+++ EXTRACTED MATERIAL

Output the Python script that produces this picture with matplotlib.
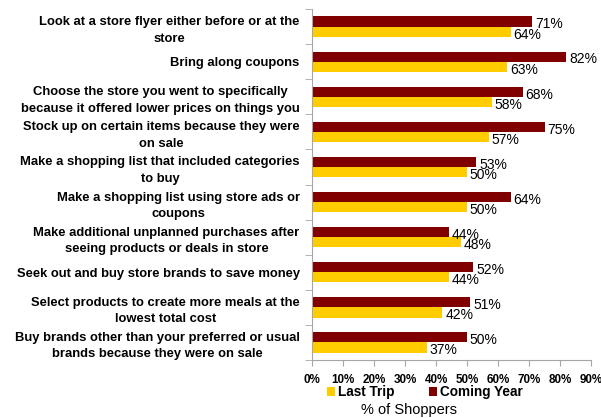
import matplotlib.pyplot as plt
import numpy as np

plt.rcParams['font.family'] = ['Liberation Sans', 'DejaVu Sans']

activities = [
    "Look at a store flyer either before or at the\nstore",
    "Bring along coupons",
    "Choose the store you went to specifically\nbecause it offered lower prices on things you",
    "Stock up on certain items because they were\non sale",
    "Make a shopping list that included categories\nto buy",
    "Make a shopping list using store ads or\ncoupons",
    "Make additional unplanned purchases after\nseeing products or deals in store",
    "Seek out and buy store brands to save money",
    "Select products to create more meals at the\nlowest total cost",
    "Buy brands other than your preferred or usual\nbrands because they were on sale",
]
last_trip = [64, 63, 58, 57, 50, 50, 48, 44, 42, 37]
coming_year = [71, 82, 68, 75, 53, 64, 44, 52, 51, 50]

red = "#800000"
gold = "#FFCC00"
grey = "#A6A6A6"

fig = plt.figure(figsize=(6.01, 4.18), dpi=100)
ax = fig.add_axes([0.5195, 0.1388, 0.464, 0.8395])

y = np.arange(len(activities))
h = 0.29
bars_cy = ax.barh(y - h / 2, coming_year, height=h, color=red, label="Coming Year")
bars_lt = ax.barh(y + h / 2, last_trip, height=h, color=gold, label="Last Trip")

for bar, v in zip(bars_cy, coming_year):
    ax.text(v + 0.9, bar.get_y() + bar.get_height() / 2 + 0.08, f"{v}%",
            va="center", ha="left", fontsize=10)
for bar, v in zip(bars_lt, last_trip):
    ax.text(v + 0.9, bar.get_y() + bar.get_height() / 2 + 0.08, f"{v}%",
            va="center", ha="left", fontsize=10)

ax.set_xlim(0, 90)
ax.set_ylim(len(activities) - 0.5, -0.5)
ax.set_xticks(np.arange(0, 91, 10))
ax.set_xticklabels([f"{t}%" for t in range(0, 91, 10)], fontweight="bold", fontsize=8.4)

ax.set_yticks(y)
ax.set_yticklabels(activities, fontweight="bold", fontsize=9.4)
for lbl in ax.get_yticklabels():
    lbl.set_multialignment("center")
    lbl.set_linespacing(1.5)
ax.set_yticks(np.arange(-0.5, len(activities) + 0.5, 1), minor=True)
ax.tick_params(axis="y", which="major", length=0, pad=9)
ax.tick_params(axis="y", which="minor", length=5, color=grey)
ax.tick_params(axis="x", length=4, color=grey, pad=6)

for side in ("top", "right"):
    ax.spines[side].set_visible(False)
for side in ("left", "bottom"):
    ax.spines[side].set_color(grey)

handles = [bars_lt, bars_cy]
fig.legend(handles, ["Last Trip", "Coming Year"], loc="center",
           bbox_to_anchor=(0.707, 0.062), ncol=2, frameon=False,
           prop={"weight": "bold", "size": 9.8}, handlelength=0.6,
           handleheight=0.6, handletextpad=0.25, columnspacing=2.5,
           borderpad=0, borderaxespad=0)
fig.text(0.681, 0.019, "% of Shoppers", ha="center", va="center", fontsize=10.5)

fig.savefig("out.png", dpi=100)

++++++
+++ EXTRACTED MATERIAL

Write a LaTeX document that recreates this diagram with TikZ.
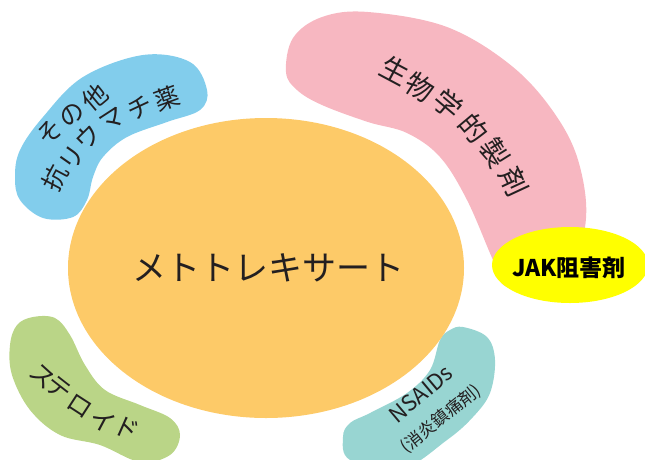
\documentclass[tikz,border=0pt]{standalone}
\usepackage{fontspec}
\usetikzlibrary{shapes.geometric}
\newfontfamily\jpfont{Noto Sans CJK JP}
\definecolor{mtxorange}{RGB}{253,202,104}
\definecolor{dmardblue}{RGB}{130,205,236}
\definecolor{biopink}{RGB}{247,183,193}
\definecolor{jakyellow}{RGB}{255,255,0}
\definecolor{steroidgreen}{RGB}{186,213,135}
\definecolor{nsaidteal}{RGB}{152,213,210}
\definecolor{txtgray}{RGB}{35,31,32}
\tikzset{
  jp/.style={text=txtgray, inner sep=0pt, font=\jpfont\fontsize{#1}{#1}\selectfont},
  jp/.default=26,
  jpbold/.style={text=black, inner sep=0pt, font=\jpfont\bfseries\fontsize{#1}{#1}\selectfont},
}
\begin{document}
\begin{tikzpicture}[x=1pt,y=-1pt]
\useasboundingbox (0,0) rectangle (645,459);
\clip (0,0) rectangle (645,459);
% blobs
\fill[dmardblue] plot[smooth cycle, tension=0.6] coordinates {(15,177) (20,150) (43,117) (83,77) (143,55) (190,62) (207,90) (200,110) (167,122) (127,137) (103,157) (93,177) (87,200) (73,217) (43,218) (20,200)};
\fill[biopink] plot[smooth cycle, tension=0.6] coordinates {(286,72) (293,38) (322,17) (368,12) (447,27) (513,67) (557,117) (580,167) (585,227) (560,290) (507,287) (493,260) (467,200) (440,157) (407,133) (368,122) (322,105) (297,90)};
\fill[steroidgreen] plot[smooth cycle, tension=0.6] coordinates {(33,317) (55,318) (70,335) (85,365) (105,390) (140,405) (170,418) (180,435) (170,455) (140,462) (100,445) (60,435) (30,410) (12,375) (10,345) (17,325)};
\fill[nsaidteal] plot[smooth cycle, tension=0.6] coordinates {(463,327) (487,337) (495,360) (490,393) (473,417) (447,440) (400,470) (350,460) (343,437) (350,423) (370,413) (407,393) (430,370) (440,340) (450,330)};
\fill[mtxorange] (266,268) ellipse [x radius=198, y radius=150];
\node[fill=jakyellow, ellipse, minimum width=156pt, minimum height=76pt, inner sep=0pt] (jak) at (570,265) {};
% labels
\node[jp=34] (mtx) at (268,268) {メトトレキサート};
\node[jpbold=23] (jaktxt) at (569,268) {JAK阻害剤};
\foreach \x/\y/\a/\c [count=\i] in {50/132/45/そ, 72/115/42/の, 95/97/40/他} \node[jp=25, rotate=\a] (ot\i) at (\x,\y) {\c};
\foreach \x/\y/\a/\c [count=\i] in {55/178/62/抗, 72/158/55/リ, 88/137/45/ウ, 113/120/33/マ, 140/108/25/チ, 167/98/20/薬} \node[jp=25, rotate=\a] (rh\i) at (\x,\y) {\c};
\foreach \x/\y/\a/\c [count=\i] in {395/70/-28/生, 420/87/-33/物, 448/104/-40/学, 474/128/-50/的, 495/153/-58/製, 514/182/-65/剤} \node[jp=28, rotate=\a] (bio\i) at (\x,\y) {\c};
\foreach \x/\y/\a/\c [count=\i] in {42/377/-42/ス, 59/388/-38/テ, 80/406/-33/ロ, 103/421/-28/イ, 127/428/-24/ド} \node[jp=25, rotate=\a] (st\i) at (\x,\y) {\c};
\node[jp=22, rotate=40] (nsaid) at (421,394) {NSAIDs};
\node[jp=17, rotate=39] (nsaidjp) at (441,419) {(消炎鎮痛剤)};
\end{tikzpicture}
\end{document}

++++++

SET PROBLEM: Nothing but the lines from the one containing "Output the Python" through the one containing "plt.rcParams['font.family'] = ['Liberation" should be written out, exactly and with both ends. Pictures are left out.

ANSWER TO THIS PROBLEM:
Output the Python script that produces this picture with matplotlib.
import matplotlib.pyplot as plt
import numpy as np

plt.rcParams['font.family'] = ['Liberation Sans', 'DejaVu Sans']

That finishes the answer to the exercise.